Ahead of WWDC, Apple’s Expected Connected-Home Salvo

As the velocity of corporate earnings reports dies down and on the heels of economic data that point to a firmer U.S. economy, challenged consumer investors will be turning their eyes to what some would call a technology pilgrimage.

I’m talking about Apple’s (NASDAQ:AAPL) annual World Wide Developer Conference that is scheduled to be held next week. Historically, these events have been used to showcase new products and the latest software updates. This pattern has led to growing rumor mongering ahead of the actual event, so much so that it runs the risk of being a letdown.

This year we’ve heard the chatter of new iPhone models, an update that brings us to iOS 8, a new health and fitness app, and of course the much talked about iWatch and Apple TV. Ahead of the event, Apple even updated its website touting "exciting announcements" to be made and has invited people to watch CEO Tim Cook’s keynote address live via streaming video when it begins on June 2.

A few days ahead of the event, however, something else has started to take center stage – software that would allow Apple to make its iPhone the central hub in the Connected Home. Many companies, including AT&T (NYSE:T), Verizon Communications (NYSE:VZ), Microsoft (NASDAQ:MSFT) and even alarm and security company ADT Corp. (NYSE:ADT) are looking at incremental revenue opportunities associated with the Connected Home.

Is there any “there, there” when it comes to the Connected Home?

A new report out by Forrester Research finds that one in five adult American Internet users already has a device at home that connects the physical environment to the Internet. Google (NASDAQ:GGOGL) recently acquired Nest, a company that offers Internet-connected thermostats, smoke and carbon monoxide alarms that help cut energy bills and improve safety. There are also security applications like the Dropcam cameras that provide a live video feed from your home to your phone and the soon to be released Dropcam Tab sensors that keep tabs on what’s open or closed and what comes and goes from your home.

Further evidence of this burgeoning market can be seen in the recent deal between Microsoft and Insteon. Beginning in June, Microsoft's online stores will begin selling Insteon kits that have an Insteon hub control unit and a number of different, connected sensors. Per the company’s website, you can “control Insteon light bulbs, wall switches, outlets, and thermostats at home or remotely and receive instant email or text message alerts from motion, door and window, water leak, and smoke sensors while you’re away.”

Microsoft will also sell Insteon products in its retail stores, and Insteon will offer apps for Windows phones. If you need further proof of this emerging industry, look no further than Amazon (NASDAQ:AMZN), which has a home automation store.

Whenever I see these potentially large market opportunities lining up, I tend to think of the ensuing price competition and margin pressure that will eventually happen. I also look for a company or set of companies that have a key piece of technology for this market shift.
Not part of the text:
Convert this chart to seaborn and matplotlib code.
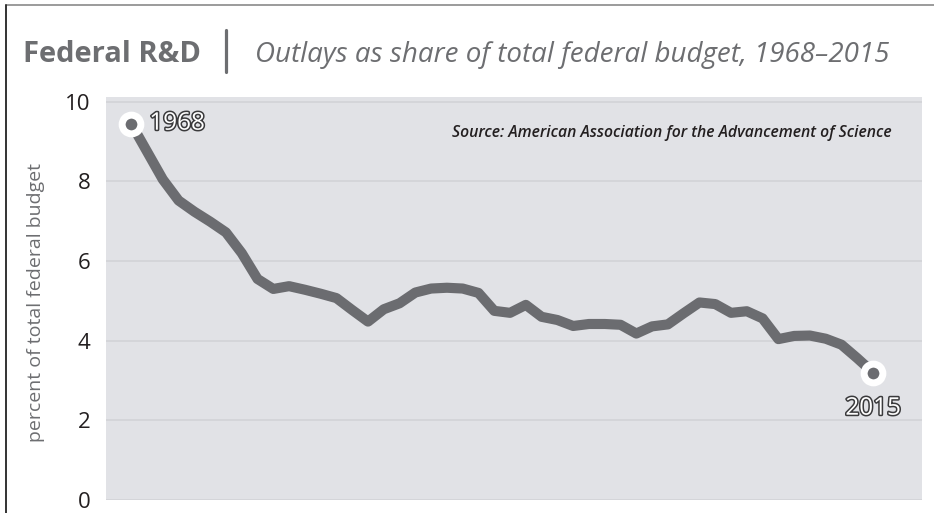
import numpy as np
import pandas as pd
import matplotlib
matplotlib.use("Agg")
import matplotlib.pyplot as plt
import matplotlib.patheffects as pe
from matplotlib.lines import Line2D
import seaborn as sns

# -----------------------------
# Data
# -----------------------------
years = list(range(1968, 2016))
share = [
    9.45, 8.75, 8.05, 7.52, 7.24, 6.99, 6.72, 6.20, 5.55, 5.30,
    5.37, 5.28, 5.18, 5.07, 4.77, 4.48, 4.79, 4.94, 5.21, 5.31,
    5.33, 5.31, 5.20, 4.75, 4.70, 4.90, 4.60, 4.52, 4.37, 4.42,
    4.42, 4.40, 4.18, 4.36, 4.41, 4.69, 4.96, 4.92, 4.70, 4.74,
    4.56, 4.04, 4.12, 4.13, 4.05, 3.90, 3.56, 3.20,
]
yticks = [0, 2, 4, 6, 8, 10]

title_main = "Federal R&D"
title_sub = "Outlays as share of total federal budget, 1968\u20132015"
source = "Source: American Association for the Advancement of Science"
ylabel = "percent of total federal budget"

df = pd.DataFrame({"year": years, "share": share})

# colours
LINE = "#6b6c70"
PANEL = "#e1e2e6"
GRID = "#d2d3d7"
GREY_TXT = "#6d6e71"
DARK_TXT = "#231f20"

sns.set_theme(style="white")
plt.rcParams["font.family"] = ["Open Sans", "DejaVu Sans"]

W, H = 934, 513
fig = plt.figure(figsize=(W / 100, H / 100), dpi=100)
fig.patch.set_facecolor("white")

ax = fig.add_axes([106 / W, (H - 500) / H, (922 - 106) / W, (500 - 97) / H])
ax.set_facecolor(PANEL)

sns.lineplot(data=df, x="year", y="share", ax=ax, color=LINE, linewidth=7.3,
             solid_joinstyle="round", solid_capstyle="round", zorder=3)

# end points
ends = df.iloc[[0, -1]]
ax.plot(ends["year"], ends["share"], linestyle="none", marker="o",
        markersize=13.5, markerfacecolor=LINE, markeredgecolor="white",
        markeredgewidth=5, zorder=4, clip_on=False)

outline = [pe.withStroke(linewidth=2.2, foreground="#3a3a3c")]
ax.annotate(str(years[0]), (years[0], share[0]), xytext=(13, 0),
            textcoords="offset points", ha="left", va="center",
            fontsize=17.5, color="white", path_effects=outline, zorder=5)
ax.annotate(str(years[-1]), (years[-1], share[-1]), xytext=(0, -26),
            textcoords="offset points", ha="center", va="center",
            fontsize=17.5, color="white", path_effects=outline, zorder=5)

ax.text(0.963, 0.911, source, transform=ax.transAxes, ha="right", va="center",
        fontsize=11.3, style="italic", fontweight="semibold", color=DARK_TXT)

ax.set_xlim(1966.4, 2018.1)
ax.set_ylim(0, 10.12)
ax.set_yticks(yticks)
ax.set_xticks([])
ax.yaxis.grid(True, color=GRID, linewidth=1.2)
ax.set_axisbelow(True)
for s in ax.spines.values():
    s.set_visible(False)
ax.tick_params(axis="y", length=0, pad=11, labelsize=16, labelcolor=DARK_TXT)
ax.set_xlabel("")
ax.set_ylabel(ylabel, fontsize=14, color=GREY_TXT)
ax.yaxis.set_label_coords(-0.075, 0.49)

# title row
fig.text(23 / W, 1 - 62 / H, title_main, ha="left", va="baseline",
         fontsize=21, fontweight="bold", color=GREY_TXT)
fig.text(255 / W, 1 - 62 / H, title_sub, ha="left", va="baseline",
         fontsize=20, style="italic", color=GREY_TXT)
fig.add_artist(Line2D([226 / W, 226 / W], [1 - 30 / H, 1 - 72 / H],
                      color=GREY_TXT, linewidth=2.3))

# frame lines at top and left
fig.add_artist(Line2D([6 / W, 1], [1 - 5 / H, 1 - 5 / H], color="#8a8a8a", linewidth=1.2))
fig.add_artist(Line2D([6 / W, 6 / W], [0, 1 - 5 / H], color="#333333", linewidth=1.4))

fig.savefig("out.png", dpi=100, facecolor="white")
In this case, making a smartphone – be it an iOS, Android or Windows powered one – able to communicate with these various devices means some form of wireless connectivity.

While there are several companies that play in this space -- Broadcom (NASDAQ:BRCM), CSR plc. (NASDAQ:CSRE) -- the one that clearly sees the benefits in its chip and licensing businesses from the continued adoption of 3G and 4G wireless technologies around the globe, the ongoing shift toward smartphones and tablets, as well as the growing connectedness across the home and the car is Qualcomm (NASDAQ:QCOM).

Aside from the high margin “license if you want to buy chips from us" strategy and a customer base that is the who’s who in digital devices, the company has a strong history of returning capital to shareholders through the combination of an increasing dividend and share buyback policy. In sum, that offers a powerful combination as mobile connectivity begins to move beyond smartphones and tablets.

Chris Versace has no positions in any companies mentioned, but the Thematic Growth Portfolio that he manages owns AMZN and QCOM shares.